New Zealander may rise to head GM

New Zealander's Chris Liddell is being touted as a future chief executive of the biggest United States automaker, General Motors Co.

A former chief executive at timber company Carter Holt Harvey Ltd, Mr Liddell has just taken on the role of chief financial officer at GM, which includes the huge chore of repaying $US6.9 billion in government debt and leading an initial public offering.

"If he performs as advertised, he's probably got a terrific shot at becoming the CEO," Joseph Phillippi, president of AutoTrends Consulting in Short Hills, New Jersey, told the Bloomberg newsagency.

Mr Liddell, who was with Microsoft Corp, faces the challenge of resurrecting the finances of a company that lost $US88 billion from 2004 until filing for bankruptcy re-organisation on June 1.

And he will have to oversee the "float" of the Detroit-based carmaker that is now 61 percent owned by the US taxpayers.

Liddell helped turn Microsoft around when software sales plummeted in the recession, and Bill Koefoed, Microsoft's general manager of investor relations said the New Zealander viewed his GM job as attacking "arguably one of the biggest challenges that exist in North America".
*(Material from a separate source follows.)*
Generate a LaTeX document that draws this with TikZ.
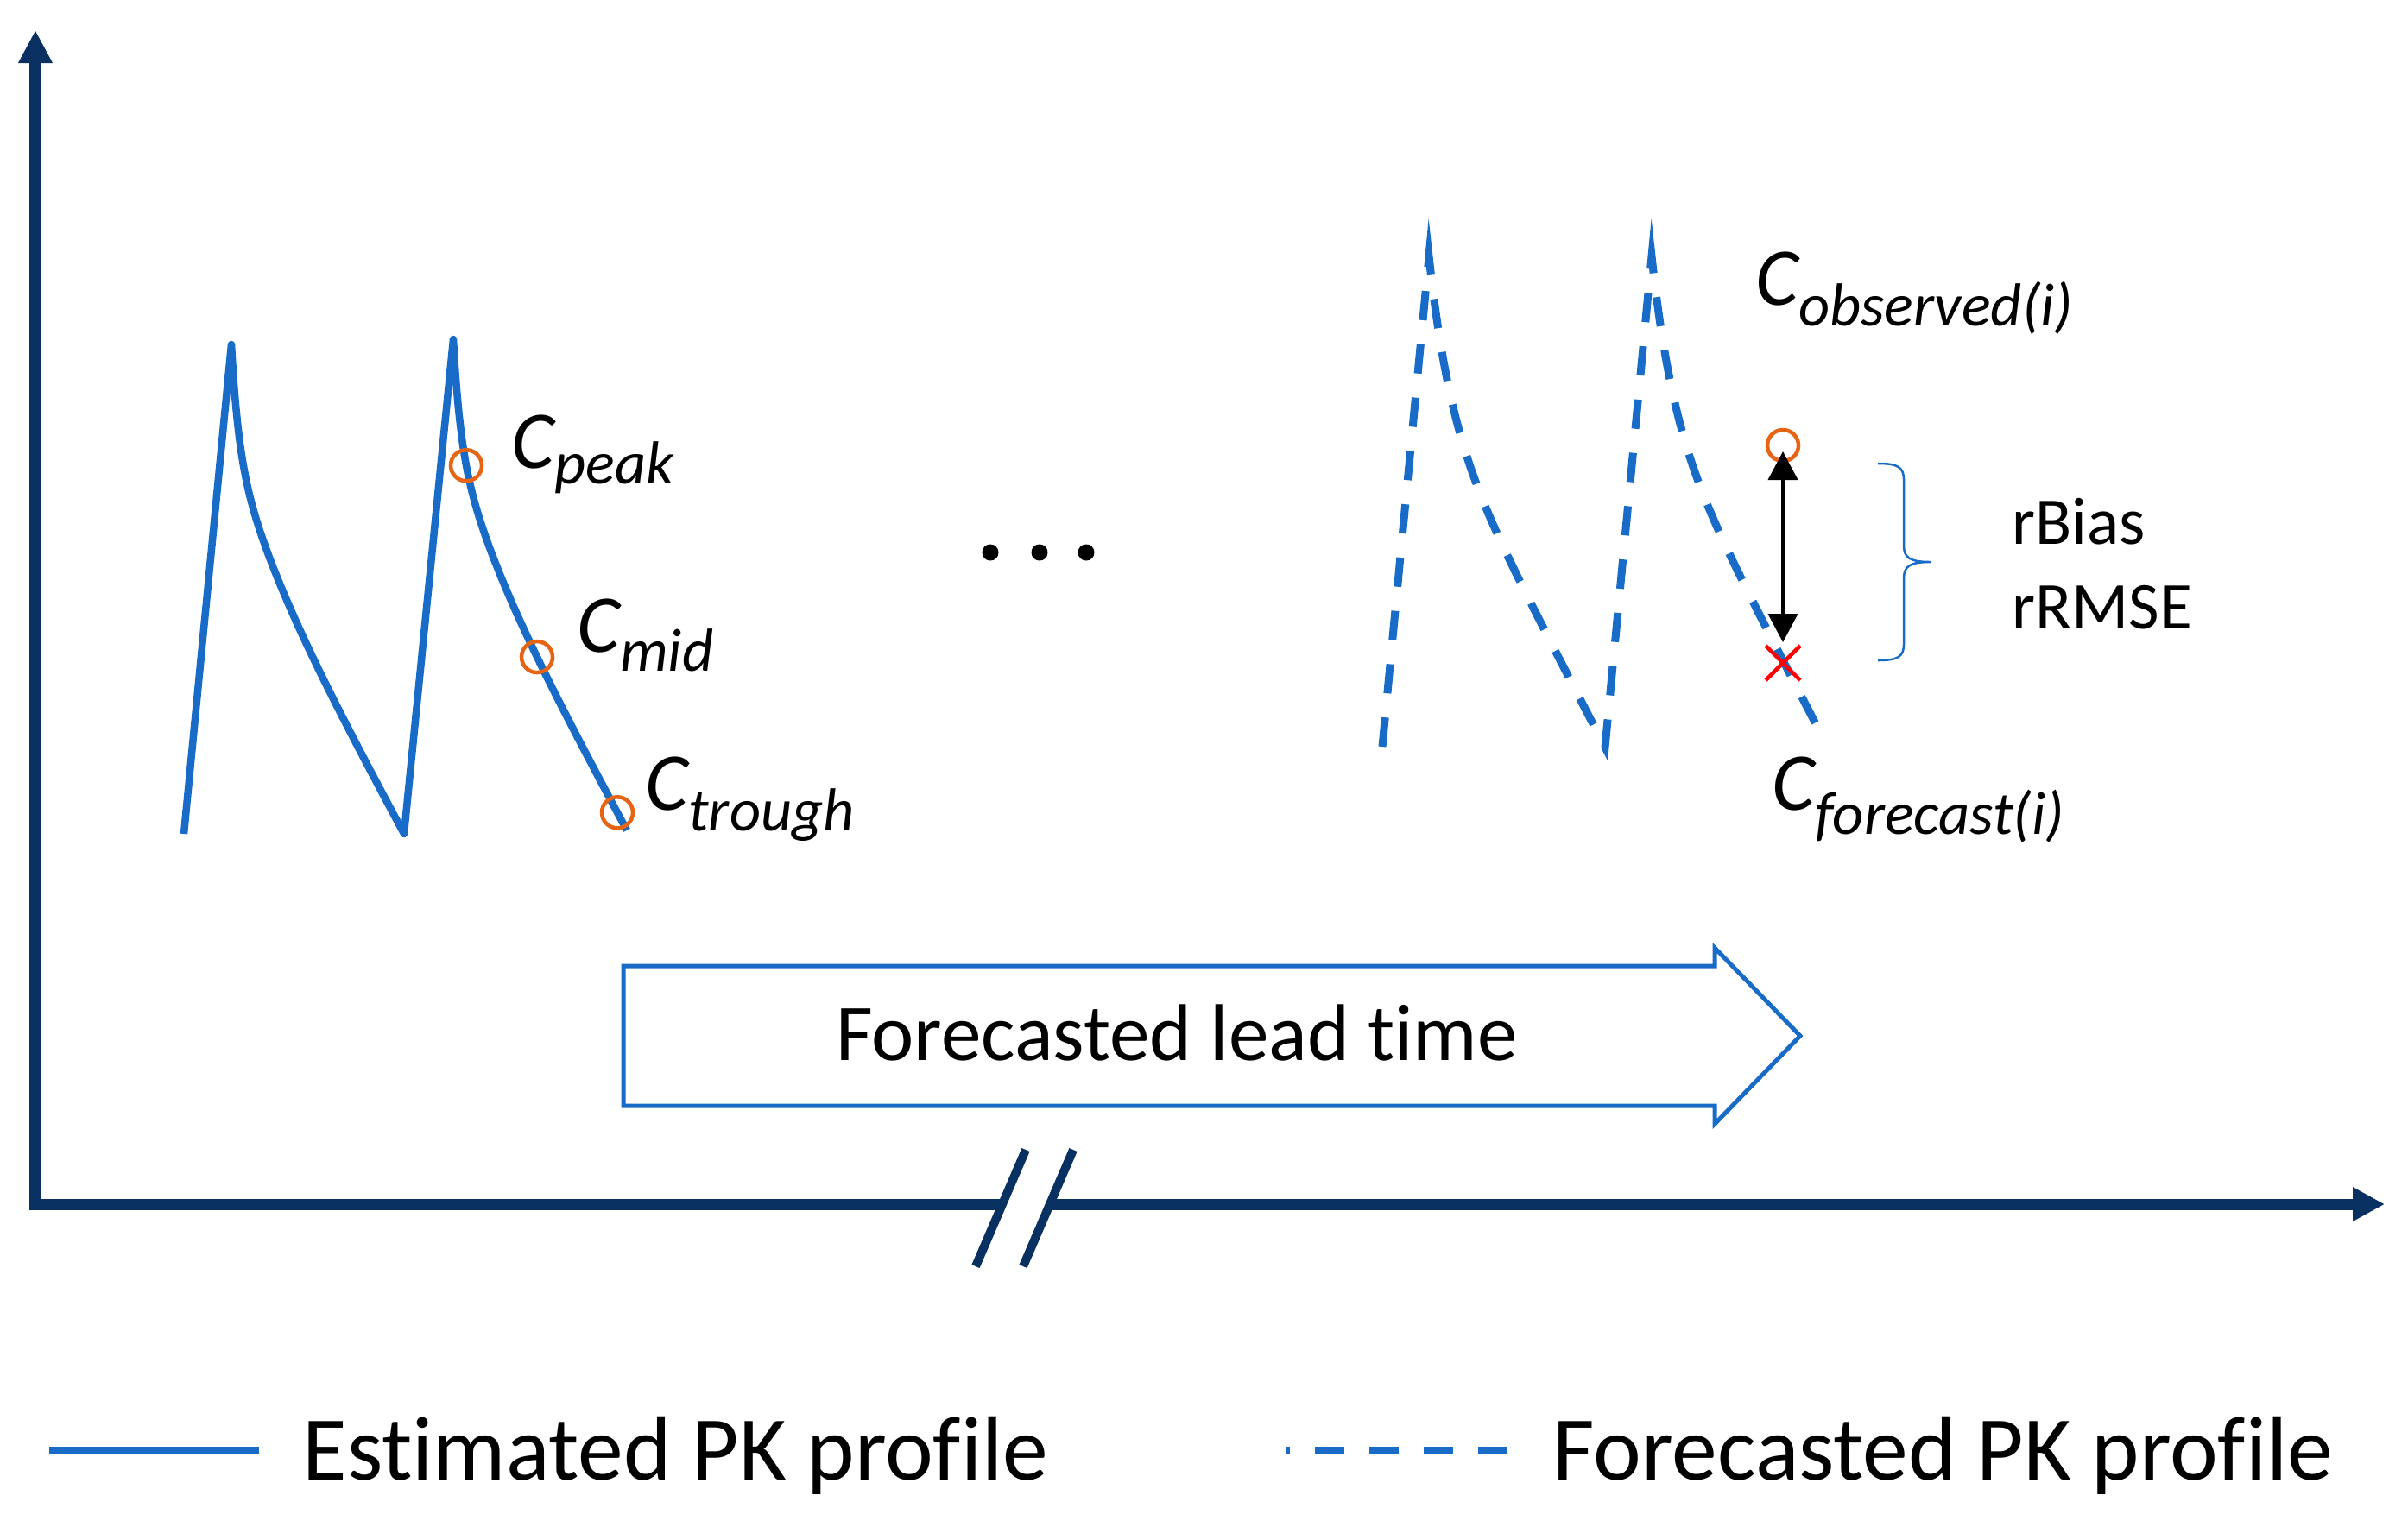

"This is a huge opportunity to-in Chris's words-re-engineer the whole auto industry, make it successful and bring it back to life in North America," he said in the Bloomberg report published on the businessweek.com website.

Mr Liddell has an engineering degree from the University of Auckland and a Master's in philosophy from Oxford University.

A former director of the New Zealand Rugby Union, Mr Liddell (51) brought a former All Blacks captain to speak to Microsoft finance executives and workers.

Before joining Microsoft in 2005, Mr Liddell was finance chief at International Paper Co. (IP), the world's largest papermaker. He was previously chief executive at Carter Holt Harvey.